- Data for this exercise
* * * *

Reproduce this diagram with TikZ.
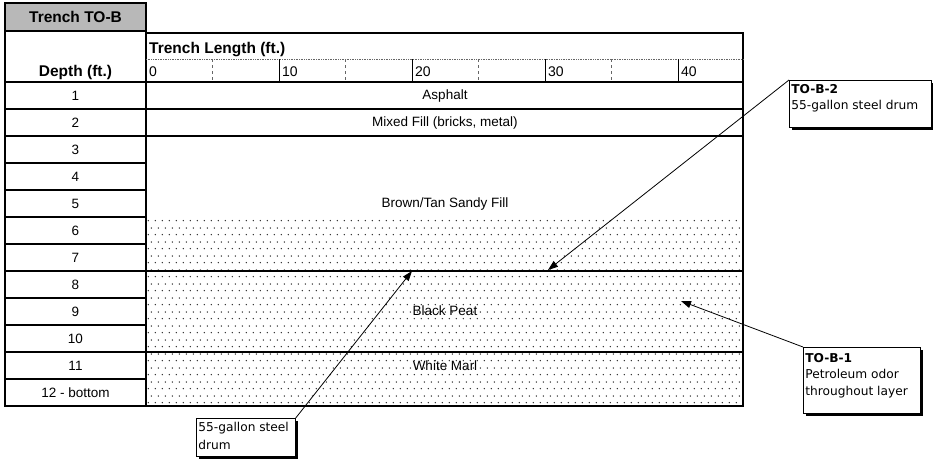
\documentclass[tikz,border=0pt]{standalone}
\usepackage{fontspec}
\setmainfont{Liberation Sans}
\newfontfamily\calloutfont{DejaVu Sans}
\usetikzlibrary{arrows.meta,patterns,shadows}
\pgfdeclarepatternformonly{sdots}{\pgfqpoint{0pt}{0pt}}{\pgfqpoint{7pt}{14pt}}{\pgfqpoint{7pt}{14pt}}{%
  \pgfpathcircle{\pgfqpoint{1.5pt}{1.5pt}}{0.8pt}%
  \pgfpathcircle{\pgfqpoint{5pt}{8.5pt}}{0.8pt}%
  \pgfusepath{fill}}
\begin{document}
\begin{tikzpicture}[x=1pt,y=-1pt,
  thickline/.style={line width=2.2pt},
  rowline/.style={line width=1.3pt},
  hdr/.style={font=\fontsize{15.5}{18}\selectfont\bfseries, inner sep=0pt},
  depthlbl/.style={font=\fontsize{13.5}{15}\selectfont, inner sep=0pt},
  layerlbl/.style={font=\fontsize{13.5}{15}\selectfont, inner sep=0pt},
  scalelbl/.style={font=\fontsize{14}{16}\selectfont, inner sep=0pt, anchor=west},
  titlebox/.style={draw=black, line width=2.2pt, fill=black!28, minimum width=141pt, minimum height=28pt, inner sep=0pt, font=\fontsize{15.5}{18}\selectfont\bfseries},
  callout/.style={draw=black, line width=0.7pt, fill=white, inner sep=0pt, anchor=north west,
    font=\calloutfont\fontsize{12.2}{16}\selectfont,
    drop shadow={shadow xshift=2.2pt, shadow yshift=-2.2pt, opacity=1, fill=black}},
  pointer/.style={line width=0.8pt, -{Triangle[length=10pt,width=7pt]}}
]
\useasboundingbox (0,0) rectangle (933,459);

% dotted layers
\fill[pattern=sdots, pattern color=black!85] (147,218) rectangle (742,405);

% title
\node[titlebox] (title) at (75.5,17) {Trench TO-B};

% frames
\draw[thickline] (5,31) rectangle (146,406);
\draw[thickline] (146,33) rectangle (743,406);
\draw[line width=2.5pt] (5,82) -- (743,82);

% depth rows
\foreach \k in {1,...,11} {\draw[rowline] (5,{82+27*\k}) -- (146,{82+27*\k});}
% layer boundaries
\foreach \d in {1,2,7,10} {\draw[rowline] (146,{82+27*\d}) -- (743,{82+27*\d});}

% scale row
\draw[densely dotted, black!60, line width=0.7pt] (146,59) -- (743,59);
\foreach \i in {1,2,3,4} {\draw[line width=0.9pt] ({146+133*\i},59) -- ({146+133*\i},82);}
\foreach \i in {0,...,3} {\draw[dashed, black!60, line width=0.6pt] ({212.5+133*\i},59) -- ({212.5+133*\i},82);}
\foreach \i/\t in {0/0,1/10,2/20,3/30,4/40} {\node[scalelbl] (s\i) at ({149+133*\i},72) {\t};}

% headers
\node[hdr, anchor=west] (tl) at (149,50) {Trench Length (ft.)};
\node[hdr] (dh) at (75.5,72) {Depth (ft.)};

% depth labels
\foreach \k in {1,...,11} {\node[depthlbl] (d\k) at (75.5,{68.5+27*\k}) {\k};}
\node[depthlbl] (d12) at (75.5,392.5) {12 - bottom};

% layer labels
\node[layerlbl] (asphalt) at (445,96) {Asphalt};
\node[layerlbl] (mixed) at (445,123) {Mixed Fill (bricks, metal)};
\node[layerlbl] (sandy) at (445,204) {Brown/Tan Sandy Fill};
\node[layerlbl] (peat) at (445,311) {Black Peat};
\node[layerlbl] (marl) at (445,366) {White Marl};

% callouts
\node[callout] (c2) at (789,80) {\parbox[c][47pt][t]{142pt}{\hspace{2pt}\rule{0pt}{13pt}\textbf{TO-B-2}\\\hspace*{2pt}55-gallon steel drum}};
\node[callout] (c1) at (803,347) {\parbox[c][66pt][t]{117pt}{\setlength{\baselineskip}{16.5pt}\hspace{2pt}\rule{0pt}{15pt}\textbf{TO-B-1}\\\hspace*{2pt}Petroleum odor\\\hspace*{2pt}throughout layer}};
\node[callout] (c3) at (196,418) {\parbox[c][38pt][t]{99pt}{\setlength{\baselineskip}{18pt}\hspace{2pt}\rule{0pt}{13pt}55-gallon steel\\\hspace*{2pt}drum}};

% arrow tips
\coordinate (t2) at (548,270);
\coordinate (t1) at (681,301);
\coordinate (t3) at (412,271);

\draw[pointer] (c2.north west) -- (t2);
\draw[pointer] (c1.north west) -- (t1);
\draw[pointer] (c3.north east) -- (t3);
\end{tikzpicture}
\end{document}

* * * *

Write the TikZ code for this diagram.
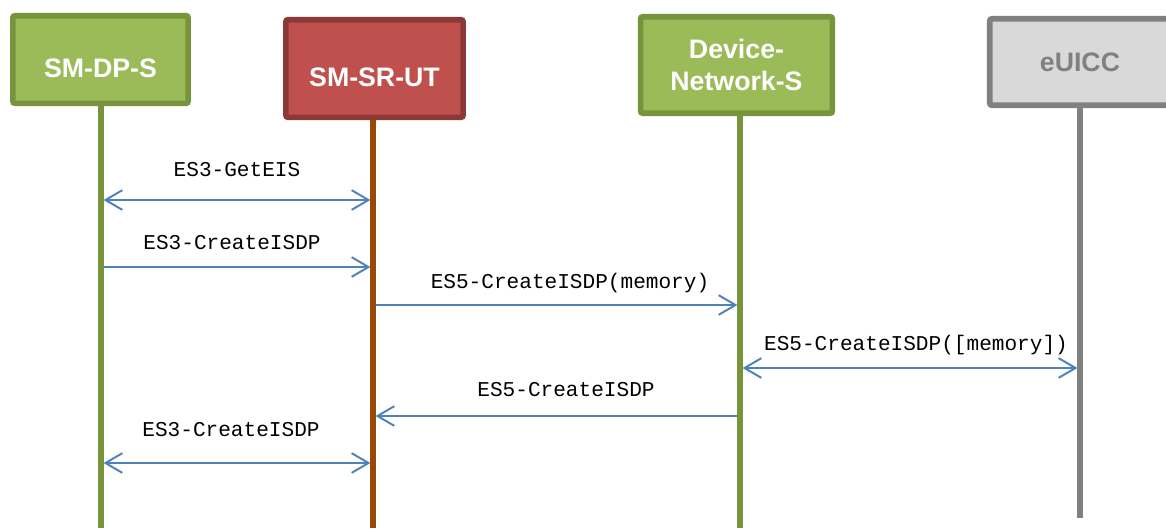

* * * *

- What you will do
Write out every line of the listing that holds the word "diagram".

- Expected output
Reproduce this diagram with TikZ.
Write the TikZ code for this diagram.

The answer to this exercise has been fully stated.